One of them is totally hypothetical, and the other was a perfect storm.

The hypothetical is the Laffer Curve. According to this monstrosity - for which Jude Wanniski's moldering corpse should be dug up and desecrated, as a warning to the others - there is one "perfect" tax rate that maximizes tax revenues. Below that rate you are leaving money on the table. Above it, the effect depends on who you're talking to. One version says a too-high tax rate disincentivizes work; the other says it incentivizes tax evasion. Naturally, this can be debunked:

1) Because every person has a different set of deductions, credits, legal tax dodges etc, every person's effective rate is different. Hence, you can't just pull a number out of the air and say, "eureka! The perfect tax rate!"

2) If someone is actually prone to either tax evasion or work evasion, they're going to do it no matter how low the tax rate gets.

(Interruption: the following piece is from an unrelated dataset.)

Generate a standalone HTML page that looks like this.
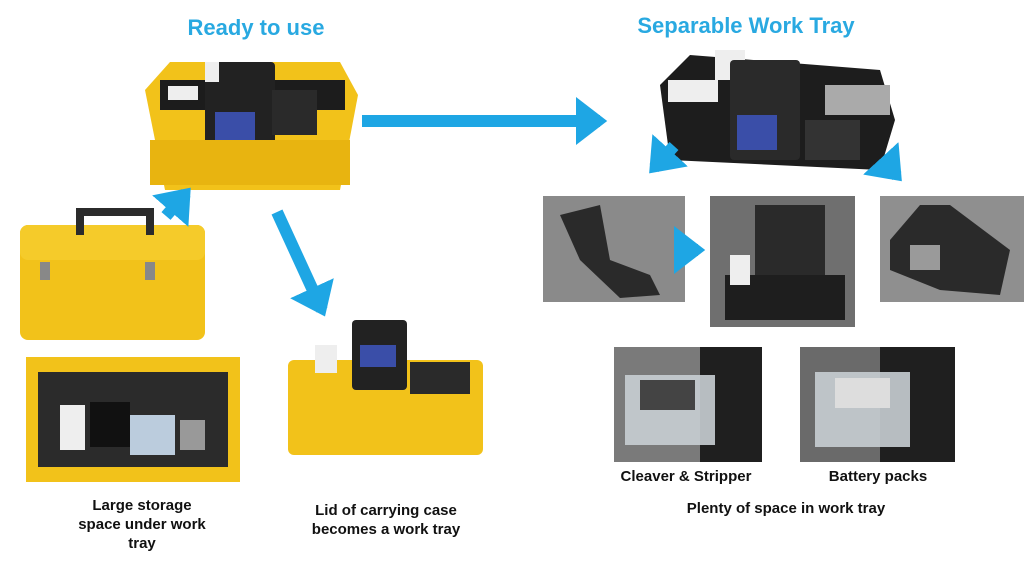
<!DOCTYPE html>
<html><head><meta charset="utf-8"><style>
html,body{margin:0;padding:0;background:#fff;width:1024px;height:563px;overflow:hidden}
svg{display:block}
text{font-family:"Liberation Sans",sans-serif;font-weight:bold}
</style></head><body>
<svg width="1024" height="563" viewBox="0 0 1024 563" xmlns="http://www.w3.org/2000/svg">
<defs>
<marker id="ah" markerWidth="4" markerHeight="4" refX="2" refY="2" orient="auto" markerUnits="strokeWidth">
<path d="M0,0 L2.6,2 L0,4 z" fill="#1ea6e4"/></marker>
</defs>
<text x="256" y="35" font-size="22" fill="#29a9e1" text-anchor="middle">Ready to use</text>
<text x="746" y="33" font-size="22" fill="#29a9e1" text-anchor="middle">Separable Work Tray</text>

<polygon points="145,90 170,62 340,62 358,95 340,190 165,190" fill="#f2c21a"/>
<rect x="160" y="80" width="185" height="30" fill="#1c1c1c"/>
<rect x="205" y="62" width="70" height="88" rx="4" fill="#222"/>
<rect x="215" y="112" width="40" height="30" fill="#3a4ea8"/>
<rect x="272" y="90" width="45" height="45" fill="#2a2a2a"/>
<rect x="168" y="86" width="30" height="14" fill="#eee"/>
<rect x="205" y="62" width="14" height="20" fill="#eee"/>
<rect x="150" y="140" width="200" height="45" fill="#e8b410"/>

<rect x="20" y="225" width="185" height="115" rx="8" fill="#f2c21a"/>
<rect x="20" y="225" width="185" height="35" rx="8" fill="#f5cb2a"/>
<path d="M80,235 L80,212 L150,212 L150,235" stroke="#2b2b2b" stroke-width="8" fill="none"/>
<rect x="40" y="262" width="10" height="18" fill="#888"/><rect x="145" y="262" width="10" height="18" fill="#888"/>

<rect x="26" y="357" width="214" height="125" fill="#f2c21a"/>
<rect x="38" y="372" width="190" height="95" fill="#2b2b2b"/>
<rect x="60" y="405" width="25" height="45" fill="#eee"/>
<rect x="90" y="402" width="40" height="45" fill="#111"/>
<rect x="130" y="415" width="45" height="40" fill="#bcd"/>
<rect x="180" y="420" width="25" height="30" fill="#999"/>

<rect x="288" y="360" width="195" height="95" rx="6" fill="#f2c21a"/>
<rect x="352" y="320" width="55" height="70" rx="4" fill="#222"/>
<rect x="360" y="345" width="36" height="22" fill="#3a4ea8"/>
<rect x="410" y="362" width="60" height="32" fill="#2a2a2a"/>
<rect x="315" y="345" width="22" height="28" fill="#eee"/>

<polygon points="660,85 690,55 880,70 895,120 880,170 670,160" fill="#1d1d1d"/>
<rect x="668" y="80" width="50" height="22" fill="#eee"/>
<rect x="715" y="50" width="30" height="30" fill="#eee"/>
<rect x="730" y="60" width="70" height="100" rx="4" fill="#2a2a2a"/>
<rect x="737" y="115" width="40" height="35" fill="#3a4ea8"/>
<rect x="825" y="85" width="65" height="30" fill="#aaa"/>
<rect x="805" y="120" width="55" height="40" fill="#333"/>

<rect x="543" y="196" width="142" height="106" fill="#8a8a8a"/>
<polygon points="560,215 600,205 610,260 650,275 660,295 620,298 580,260" fill="#2a2a2a"/>
<rect x="710" y="196" width="145" height="131" fill="#6f6f6f"/>
<rect x="755" y="205" width="70" height="70" fill="#2a2a2a"/>
<rect x="725" y="275" width="120" height="45" fill="#1e1e1e"/>
<rect x="730" y="255" width="20" height="30" fill="#eee"/>
<rect x="880" y="196" width="144" height="106" fill="#8f8f8f"/>
<polygon points="890,240 920,205 950,205 1010,250 1000,295 940,290 890,270" fill="#2a2a2a"/>
<rect x="910" y="245" width="30" height="25" fill="#9a9a9a"/>

<rect x="614" y="347" width="148" height="115" fill="#7a7a7a"/>
<rect x="700" y="347" width="62" height="115" fill="#1f1f1f"/>
<rect x="625" y="375" width="90" height="70" fill="#c8ced3" opacity="0.9"/>
<rect x="640" y="380" width="55" height="30" fill="#444"/>
<rect x="800" y="347" width="155" height="115" fill="#6a6a6a"/>
<rect x="880" y="347" width="75" height="115" fill="#1f1f1f"/>
<rect x="815" y="372" width="95" height="75" fill="#c8ced3" opacity="0.9"/>
<rect x="835" y="378" width="55" height="30" fill="#ddd"/>

<g stroke="#1ea6e4" stroke-width="12" fill="none" marker-end="url(#ah)">
<line x1="362" y1="121" x2="600" y2="121"/>
<line x1="166" y1="216" x2="186" y2="193"/>
<line x1="277" y1="212" x2="322" y2="310"/>
<line x1="674" y1="146" x2="654" y2="168"/>
<line x1="886" y1="164" x2="897" y2="176"/>
<line x1="686" y1="250" x2="698" y2="250"/>
</g>

<g font-size="15" fill="#111" text-anchor="middle">
<text x="142" y="510">Large storage</text>
<text x="142" y="529">space under work</text>
<text x="142" y="548">tray</text>
<text x="386" y="515">Lid of carrying case</text>
<text x="386" y="534">becomes a work tray</text>
<text x="686" y="481">Cleaver &amp; Stripper</text>
<text x="878" y="481">Battery packs</text>
<text x="786" y="513">Plenty of space in work tray</text>
</g>
</svg>
</body></html>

The perfect storm was JFK's tax cut, which won't happen again for two reasons: the tax rate now isn't high enough (cutting the top marginal tax rate by 20 percentage points in 2017 would mean we'd have to pay Paris Hilton for being rich; in the 1960s, the rate AFTER the cut was seventy percent) and the cut did two things - gave the taxpayer enough of a savings he could invest it in large capital equipment like those crazy new "computer" things everyone was talking about, and left the government with enough money to bolt Neil Armstrong into a rocket and fire him at the moon.